• [Material shown]
•••••

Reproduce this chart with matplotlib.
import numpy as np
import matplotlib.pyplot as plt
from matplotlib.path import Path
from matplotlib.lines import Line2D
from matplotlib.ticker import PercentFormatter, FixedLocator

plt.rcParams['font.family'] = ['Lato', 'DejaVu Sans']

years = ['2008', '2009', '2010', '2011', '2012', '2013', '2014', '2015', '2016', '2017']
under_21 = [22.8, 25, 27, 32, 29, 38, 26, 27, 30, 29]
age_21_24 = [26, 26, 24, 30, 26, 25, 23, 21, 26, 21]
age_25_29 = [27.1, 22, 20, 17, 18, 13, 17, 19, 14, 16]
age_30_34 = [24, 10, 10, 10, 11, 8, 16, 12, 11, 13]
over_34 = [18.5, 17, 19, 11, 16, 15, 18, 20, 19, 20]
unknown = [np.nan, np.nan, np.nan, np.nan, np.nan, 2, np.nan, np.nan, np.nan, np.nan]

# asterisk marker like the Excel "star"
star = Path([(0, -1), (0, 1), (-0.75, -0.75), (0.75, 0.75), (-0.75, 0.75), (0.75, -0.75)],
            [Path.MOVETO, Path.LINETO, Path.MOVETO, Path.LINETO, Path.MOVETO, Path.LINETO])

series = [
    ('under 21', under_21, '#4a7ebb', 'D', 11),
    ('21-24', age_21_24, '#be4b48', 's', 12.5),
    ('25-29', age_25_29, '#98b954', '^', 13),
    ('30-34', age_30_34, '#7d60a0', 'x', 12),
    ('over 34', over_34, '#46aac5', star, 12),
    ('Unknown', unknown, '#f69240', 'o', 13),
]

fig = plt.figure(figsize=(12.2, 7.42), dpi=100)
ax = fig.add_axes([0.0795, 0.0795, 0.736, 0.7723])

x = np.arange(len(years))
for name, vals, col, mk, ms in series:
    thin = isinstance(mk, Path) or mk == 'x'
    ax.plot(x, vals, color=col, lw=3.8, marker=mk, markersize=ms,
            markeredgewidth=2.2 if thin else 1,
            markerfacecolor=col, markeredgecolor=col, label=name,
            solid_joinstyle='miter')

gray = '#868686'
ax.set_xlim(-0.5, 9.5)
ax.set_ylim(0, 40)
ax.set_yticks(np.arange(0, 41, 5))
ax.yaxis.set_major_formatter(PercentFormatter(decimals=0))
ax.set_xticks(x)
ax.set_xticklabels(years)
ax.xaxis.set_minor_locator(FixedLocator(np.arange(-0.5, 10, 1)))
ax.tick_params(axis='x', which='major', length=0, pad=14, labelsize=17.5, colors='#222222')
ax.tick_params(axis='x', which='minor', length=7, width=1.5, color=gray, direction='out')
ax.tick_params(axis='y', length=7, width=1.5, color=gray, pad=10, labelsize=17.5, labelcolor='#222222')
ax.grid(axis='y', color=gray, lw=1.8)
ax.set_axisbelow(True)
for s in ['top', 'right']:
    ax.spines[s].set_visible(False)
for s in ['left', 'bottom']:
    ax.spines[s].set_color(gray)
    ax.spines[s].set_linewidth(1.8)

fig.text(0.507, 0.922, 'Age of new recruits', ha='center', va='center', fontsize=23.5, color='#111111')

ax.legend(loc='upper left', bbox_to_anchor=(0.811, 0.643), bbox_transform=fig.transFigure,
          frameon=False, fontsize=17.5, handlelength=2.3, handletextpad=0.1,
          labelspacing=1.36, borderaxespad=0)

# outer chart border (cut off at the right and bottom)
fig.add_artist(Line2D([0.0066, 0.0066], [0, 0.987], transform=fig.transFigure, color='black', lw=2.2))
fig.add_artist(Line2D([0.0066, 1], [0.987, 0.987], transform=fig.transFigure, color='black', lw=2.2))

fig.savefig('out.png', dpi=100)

•••••

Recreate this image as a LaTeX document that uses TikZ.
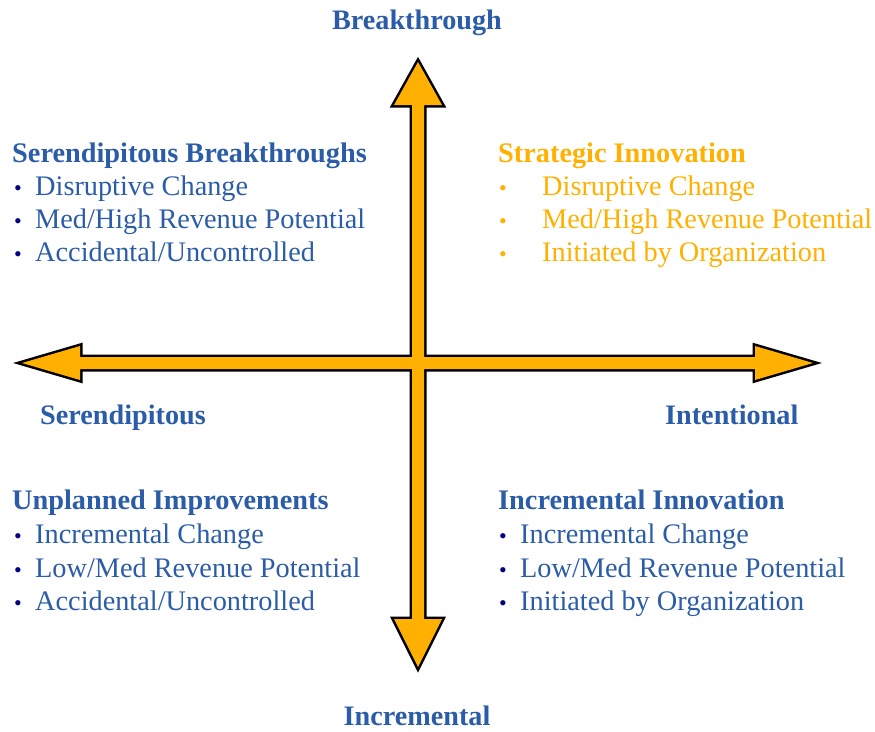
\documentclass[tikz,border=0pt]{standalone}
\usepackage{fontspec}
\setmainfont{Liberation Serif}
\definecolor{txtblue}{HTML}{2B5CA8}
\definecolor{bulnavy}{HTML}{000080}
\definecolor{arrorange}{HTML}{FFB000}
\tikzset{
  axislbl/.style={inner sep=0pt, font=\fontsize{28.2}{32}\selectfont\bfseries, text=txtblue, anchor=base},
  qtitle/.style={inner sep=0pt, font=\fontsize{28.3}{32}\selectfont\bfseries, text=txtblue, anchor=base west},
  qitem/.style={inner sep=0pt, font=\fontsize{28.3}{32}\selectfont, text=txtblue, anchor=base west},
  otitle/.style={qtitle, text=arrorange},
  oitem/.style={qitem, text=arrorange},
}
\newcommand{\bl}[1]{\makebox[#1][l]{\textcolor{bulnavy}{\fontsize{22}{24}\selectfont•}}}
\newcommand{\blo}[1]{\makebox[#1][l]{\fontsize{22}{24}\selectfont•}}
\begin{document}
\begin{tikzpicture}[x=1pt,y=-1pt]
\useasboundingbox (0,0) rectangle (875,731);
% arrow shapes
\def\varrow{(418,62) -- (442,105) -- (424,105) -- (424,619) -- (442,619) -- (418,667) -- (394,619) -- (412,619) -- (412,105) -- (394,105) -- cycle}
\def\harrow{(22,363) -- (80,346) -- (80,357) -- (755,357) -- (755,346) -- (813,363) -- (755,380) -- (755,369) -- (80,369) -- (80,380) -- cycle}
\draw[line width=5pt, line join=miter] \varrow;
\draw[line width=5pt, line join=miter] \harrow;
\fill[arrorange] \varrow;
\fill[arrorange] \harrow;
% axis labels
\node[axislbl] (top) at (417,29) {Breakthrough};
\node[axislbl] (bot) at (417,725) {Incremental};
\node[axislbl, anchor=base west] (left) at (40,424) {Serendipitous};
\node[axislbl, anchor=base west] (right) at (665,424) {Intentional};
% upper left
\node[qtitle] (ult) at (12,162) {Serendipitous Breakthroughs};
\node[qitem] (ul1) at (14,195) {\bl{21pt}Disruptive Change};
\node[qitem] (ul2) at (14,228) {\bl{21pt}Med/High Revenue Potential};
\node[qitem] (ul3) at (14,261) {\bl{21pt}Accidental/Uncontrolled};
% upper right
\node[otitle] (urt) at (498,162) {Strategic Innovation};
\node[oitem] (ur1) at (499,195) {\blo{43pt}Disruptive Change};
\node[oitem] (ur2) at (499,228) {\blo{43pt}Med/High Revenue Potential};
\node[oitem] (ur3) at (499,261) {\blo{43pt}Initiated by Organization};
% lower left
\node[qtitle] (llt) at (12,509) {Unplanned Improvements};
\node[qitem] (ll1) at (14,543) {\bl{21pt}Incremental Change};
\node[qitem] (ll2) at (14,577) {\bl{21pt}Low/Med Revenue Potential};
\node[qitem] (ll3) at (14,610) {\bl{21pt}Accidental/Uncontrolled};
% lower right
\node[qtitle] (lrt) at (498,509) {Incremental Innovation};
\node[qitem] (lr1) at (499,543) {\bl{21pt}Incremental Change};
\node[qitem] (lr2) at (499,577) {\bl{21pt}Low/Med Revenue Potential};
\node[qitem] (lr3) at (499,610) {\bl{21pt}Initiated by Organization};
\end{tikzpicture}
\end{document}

•••••

Print exactly the lines from the one containing "Reproduce this chart with matplotlib." to the one containing "plt.rcParams['font.family'] = ['Lato', 'DejaVu", both included, and nothing else.

Reproduce this chart with matplotlib.
import numpy as np
import matplotlib.pyplot as plt
from matplotlib.path import Path
from matplotlib.lines import Line2D
from matplotlib.ticker import PercentFormatter, FixedLocator

plt.rcParams['font.family'] = ['Lato', 'DejaVu Sans']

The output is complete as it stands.